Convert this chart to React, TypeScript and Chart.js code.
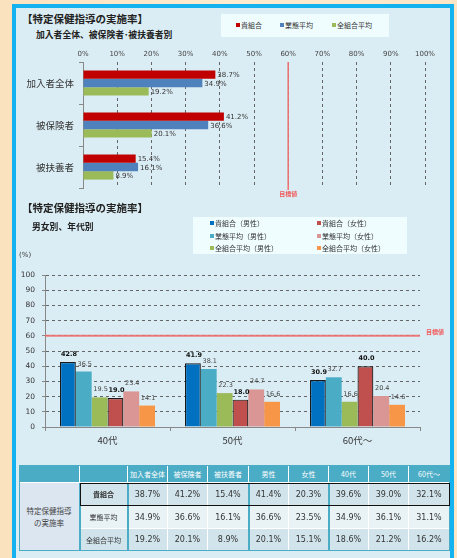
import React, { useEffect, useRef } from 'react';
import { Chart, registerables } from 'chart.js';
Chart.register(...registerables);

// ---------- data ----------
const groups1 = ['加入者全体', '被保険者', '被扶養者'];
const kumiai1 = [38.7, 41.2, 15.4];
const gyotai1 = [34.9, 36.6, 16.1];
const zenkumi1 = [19.2, 20.1, 8.9];

const ages = ['40代', '50代', '60代～'];
const kumiaiMale = [42.8, 41.9, 30.9];
const gyotaiMale = [36.5, 38.1, 32.7];
const zenMale = [19.5, 22.3, 16.6];
const kumiaiFemale = [19.0, 18.0, 40.0];
const gyotaiFemale = [23.4, 24.7, 20.4];
const zenFemale = [14.1, 16.6, 14.6];
const targetValue = 60;

const legend1 = ['貴組合', '業態平均', '全組合平均'];
const legend2 = ['貴組合（男性）', '業態平均（男性）', '全組合平均（男性）', '貴組合（女性）', '業態平均（女性）', '全組合平均（女性）'];

const tableHeaders = ['加入者全体', '被保険者', '被扶養者', '男性', '女性', '40代', '50代', '60代～'];
const tableRowLabels = ['貴組合', '業態平均', '全組合平均'];
const tableKumiai = [38.7, 41.2, 15.4, 41.4, 20.3, 39.6, 39.0, 32.1];
const tableGyotai = [34.9, 36.6, 16.1, 36.6, 23.5, 34.9, 36.1, 31.1];
const tableZen = [19.2, 20.1, 8.9, 20.1, 15.1, 18.6, 21.2, 16.2];

// ---------- styles ----------
const FONT = "'DejaVu Sans', 'Noto Sans CJK JP', sans-serif";
const JFONT = "'Noto Sans CJK JP', sans-serif";
const colors1 = ['#c00000', '#4f81bd', '#9bbb59'];
const colors2 = ['#0070c0', '#4bacc6', '#9bbb59', '#c0504d', '#d99694', '#f79646'];

const Txt = ({ x, y, size, bold, color, font, children, align }: any) => {
  const h = size + 6;
  const style: any = {
    position: 'absolute', top: y - h / 2, height: h, lineHeight: h + 'px',
    fontSize: size, fontWeight: bold ? 'bold' : 'normal', color: color || '#222',
    fontFamily: font || JFONT, whiteSpace: 'nowrap',
  };
  if (align === 'center') { style.left = x - 50; style.width = 100; style.textAlign = 'center'; }
  else style.left = x;
  return <div style={style}>{children}</div>;
};

export default function App() {
  const c1 = useRef<HTMLCanvasElement>(null);
  const c2 = useRef<HTMLCanvasElement>(null);

  useEffect(() => {
    Chart.defaults.font.family = FONT;

    const labels1 = {
      id: 'labels1',
      afterDatasetsDraw(chart: any) {
        const { ctx } = chart;
        ctx.save();
        ctx.font = `7px ${FONT}`;
        ctx.fillStyle = '#333';
        ctx.textAlign = 'left';
        ctx.textBaseline = 'middle';
        chart.data.datasets.forEach((ds: any, i: number) => {
          chart.getDatasetMeta(i).data.forEach((el: any, j: number) => {
            ctx.fillText(ds.data[j].toFixed(1) + '%', el.x + 2, el.y + 1);
          });
        });
        const x = chart.scales.x.getPixelForValue(targetValue);
        const ca = chart.chartArea;
        ctx.strokeStyle = '#f07070';
        ctx.lineWidth = 1.5;
        ctx.beginPath();
        ctx.moveTo(x, ca.top);
        ctx.lineTo(x, ca.bottom + 2);
        ctx.stroke();
        ctx.fillStyle = '#f05a5a';
        ctx.font = `bold 6px ${JFONT}`;
        ctx.textAlign = 'center';
        ctx.fillText('目標値', x, ca.bottom + 6);
        ctx.restore();
      },
    };

    const ch1 = new Chart(c1.current!, {
      type: 'bar',
      data: {
        labels: groups1,
        datasets: [kumiai1, gyotai1, zenkumi1].map((d, i) => ({
          label: legend1[i], data: d, backgroundColor: colors1[i],
          categoryPercentage: 0.6, barPercentage: 1.0,
        })),
      },
      options: {
        indexAxis: 'y', animation: false, responsive: false,
        layout: { padding: { top: 0, right: 25, bottom: 17, left: 0 } },
        plugins: { legend: { display: false }, tooltip: { enabled: false } },
        scales: {
          x: {
            position: 'top', min: 0, max: 100,
            ticks: { stepSize: 10, callback: (v: any) => v + '%', font: { size: 7 }, color: '#444', padding: 4 },
            grid: { color: '#666', drawTicks: false },
            border: { display: false, dash: [3, 3] },
            afterFit: (s: any) => { s.height = 22; },
          },
          y: {
            ticks: { font: { size: 9.5, family: JFONT }, color: '#333', padding: 5 },
            grid: { drawOnChartArea: false, color: '#888', tickLength: 4 },
            border: { color: '#888' },
            afterFit: (s: any) => { s.width = 66; },
          },
        },
      },
      plugins: [labels1],
    } as any);

    const labels2 = {
      id: 'labels2',
      beforeDatasetsDraw(chart: any) {
        const { ctx } = chart;
        const y = chart.scales.y.getPixelForValue(targetValue);
        const ca = chart.chartArea;
        ctx.save();
        ctx.strokeStyle = 'rgba(240,110,110,0.9)';
        ctx.lineWidth = 2;
        ctx.beginPath();
        ctx.moveTo(ca.left, y);
        ctx.lineTo(ca.right, y);
        ctx.stroke();
        ctx.fillStyle = '#f05a5a';
        ctx.font = `bold 6px ${JFONT}`;
        ctx.textAlign = 'left';
        ctx.textBaseline = 'middle';
        ctx.fillText('目標値', ca.right + 6, y - 4);
        ctx.restore();
      },
      afterDatasetsDraw(chart: any) {
        const { ctx } = chart;
        ctx.save();
        ctx.fillStyle = '#333';
        ctx.textAlign = 'center';
        ctx.textBaseline = 'alphabetic';
        chart.data.datasets.forEach((ds: any, i: number) => {
          const bold = i === 0 || i === 3;
          ctx.font = `${bold ? 'bold ' : ''}6.5px ${FONT}`;
          ctx.fillStyle = bold ? '#111' : '#444';
          chart.getDatasetMeta(i).data.forEach((el: any, j: number) => {
            ctx.fillText(ds.data[j].toFixed(1), el.x + 1, el.y - 6);
          });
        });
        ctx.restore();
      },
    };

    const ch2 = new Chart(c2.current!, {
      type: 'bar',
      data: {
        labels: ages,
        datasets: [kumiaiMale, gyotaiMale, zenMale, kumiaiFemale, gyotaiFemale, zenFemale].map((d, i) => ({
          label: legend2[i], data: d, backgroundColor: colors2[i],
          borderColor: i === 0 || i === 3 ? '#1a1a1a' : colors2[i],
          borderWidth: i === 0 || i === 3 ? 1.2 : 0,
          categoryPercentage: 0.76, barPercentage: 1.0,
        })),
      },
      options: {
        animation: false, responsive: false,
        layout: { padding: { top: 17, right: 30, bottom: 0, left: 0 } },
        plugins: { legend: { display: false }, tooltip: { enabled: false } },
        scales: {
          x: {
            ticks: { font: { size: 9.5, family: JFONT }, color: '#333', padding: 4 },
            grid: { drawOnChartArea: false, color: '#888', tickLength: 4 },
            border: { color: '#888' },
            afterFit: (s: any) => { s.height = 28; },
          },
          y: {
            min: 0, max: 100,
            ticks: { stepSize: 10, font: { size: 7.5 }, color: '#333', padding: 7 },
            grid: { color: '#666', tickLength: 3, tickColor: '#888' },
            border: { color: '#888', dash: [3, 3] },
            afterFit: (s: any) => { s.width = 28; },
          },
        },
      },
      plugins: [labels2],
    } as any);

    return () => { ch1.destroy(); ch2.destroy(); };
  }, []);

  // table geometry
  const xs = [19, 80, 128, 168, 208, 249, 289, 329, 369, 409, 450];
  const ys = [465, 483, 506, 529, 551];
  const teal = '#4bacc6';
  const rowBg = ['#d1e4eb', '#e9f3f6', '#d1e4eb'];
  const rowsData = [tableKumiai, tableGyotai, tableZen];
  const cells: any[] = [];
  const cell = (key: string, x0: number, y0: number, x1: number, y1: number, bg: string, content: any, st: any = {}) => {
    cells.push(
      <div key={key} style={{
        position: 'absolute', left: x0, top: y0, width: x1 - x0, height: y1 - y0,
        background: bg, boxSizing: 'border-box', borderRight: '1px solid #fff', borderBottom: '1px solid #fff',
        display: 'flex', alignItems: 'center', justifyContent: 'center', textAlign: 'center',
        whiteSpace: 'pre', ...st,
      }}>{content}</div>
    );
  };
  cell('h0', xs[0], ys[0], xs[1], ys[1], teal, '');
  cell('h1', xs[1], ys[0], xs[2], ys[1], teal, '');
  tableHeaders.forEach((h, i) => cell('h' + (i + 2), xs[i + 2], ys[0], xs[i + 3], ys[1], teal, h,
    { color: '#fff', fontSize: 7, fontFamily: JFONT }));
  cell('lab', xs[0], ys[1], xs[1], ys[4], '#dce6f1', '特定保健指導\nの実施率',
    { color: '#444', fontSize: 7.5, fontFamily: JFONT, lineHeight: '12px' });
  tableRowLabels.forEach((r, ri) => {
    cell('r' + ri, xs[1], ys[ri + 1], xs[2], ys[ri + 2], rowBg[ri], r,
      { color: '#333', fontSize: 7, fontFamily: JFONT, fontWeight: ri === 0 ? 'bold' : 'normal' });
    rowsData[ri].forEach((v, ci) => cell('c' + ri + '_' + ci, xs[ci + 2], ys[ri + 1], xs[ci + 3], ys[ri + 2], rowBg[ri],
      v.toFixed(1) + '%', { color: '#333', fontSize: 8, fontFamily: FONT }));
  });
  const vlines = [80, 128, 249, 329].map((x) => (
    <div key={'v' + x} style={{ position: 'absolute', left: x - 1, top: ys[1], width: 1.5, height: ys[4] - ys[1], background: teal }} />
  ));

  return (
    <div style={{ position: 'fixed', left: 0, top: 0, width: 457, height: 558, overflow: 'hidden',
      background: 'linear-gradient(90deg, #fbe2bf 0%, #fdeccf 50%, #fde6c6 100%)' }}>
      <div style={{ position: 'absolute', left: 12, top: 4, width: 442, height: 600, boxSizing: 'border-box',
        border: '4px solid #14b2ee', background: '#dbedf4' }} />

      {/* chart 1 headings */}
      <Txt x={22} y={19} size={10.5} bold>【特定保健指導の実施率】</Txt>
      <Txt x={36} y={35} size={8.8} bold>加入者全体、被保険者･被扶養者別</Txt>
      <div style={{ position: 'absolute', left: 221, top: 14, width: 168, height: 23, background: '#f0fdff' }} />
      {[236, 280, 332].map((x, i) => (
        <React.Fragment key={'l1' + i}>
          <div style={{ position: 'absolute', left: x, top: 23, width: 4, height: 4, background: colors1[i] }} />
          <Txt x={x + 5} y={25.5} size={7} color="#333">{legend1[i]}</Txt>
        </React.Fragment>
      ))}

      <canvas ref={c1} width={433} height={165}
        style={{ position: 'absolute', left: 17, top: 40, width: 433, height: 165 }} />

      {/* chart 2 headings */}
      <Txt x={22} y={208} size={10.5} bold>【特定保健指導の実施率】</Txt>
      <Txt x={32} y={227} size={8.8} bold>男女別、年代別</Txt>
      <div style={{ position: 'absolute', left: 193, top: 217, width: 214, height: 37, background: '#f0fdff' }} />
      {legend2.map((l, i) => {
        const col = i < 3 ? 0 : 1;
        const row = i % 3;
        const x = col === 0 ? 210 : 317;
        const y = [223, 236, 248][row];
        return (
          <React.Fragment key={'l2' + i}>
            <div style={{ position: 'absolute', left: x, top: y - 2, width: 4, height: 4, background: colors2[i] }} />
            <Txt x={x + 5} y={y + 0.5} size={7} color="#333">{l}</Txt>
          </React.Fragment>
        );
      })}
      <Txt x={19} y={255} size={7} color="#333" font={FONT}>(%)</Txt>

      <canvas ref={c2} width={433} height={197}
        style={{ position: 'absolute', left: 17, top: 258, width: 433, height: 197 }} />

      {/* table */}
      {cells}
      {vlines}
      <div style={{ position: 'absolute', left: xs[0], top: ys[0], width: xs[10] - xs[0], height: ys[4] - ys[0],
        boxSizing: 'border-box', border: '1.5px solid ' + teal }} />
      <div style={{ position: 'absolute', left: xs[1], top: ys[1], width: xs[10] - xs[1], height: ys[2] - ys[1],
        boxSizing: 'border-box', border: '1.5px solid #111' }} />
    </div>
  );
}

.....

Skip the pictures and restate exactly the lines from the beginning of the listing to the line with "const zenkumi1 = [19.2, 20.1, 8.9];", that line included.

Convert this chart to React, TypeScript and Chart.js code.
import React, { useEffect, useRef } from 'react';
import { Chart, registerables } from 'chart.js';
Chart.register(...registerables);

// ---------- data ----------
const groups1 = ['加入者全体', '被保険者', '被扶養者'];
const kumiai1 = [38.7, 41.2, 15.4];
const gyotai1 = [34.9, 36.6, 16.1];
const zenkumi1 = [19.2, 20.1, 8.9];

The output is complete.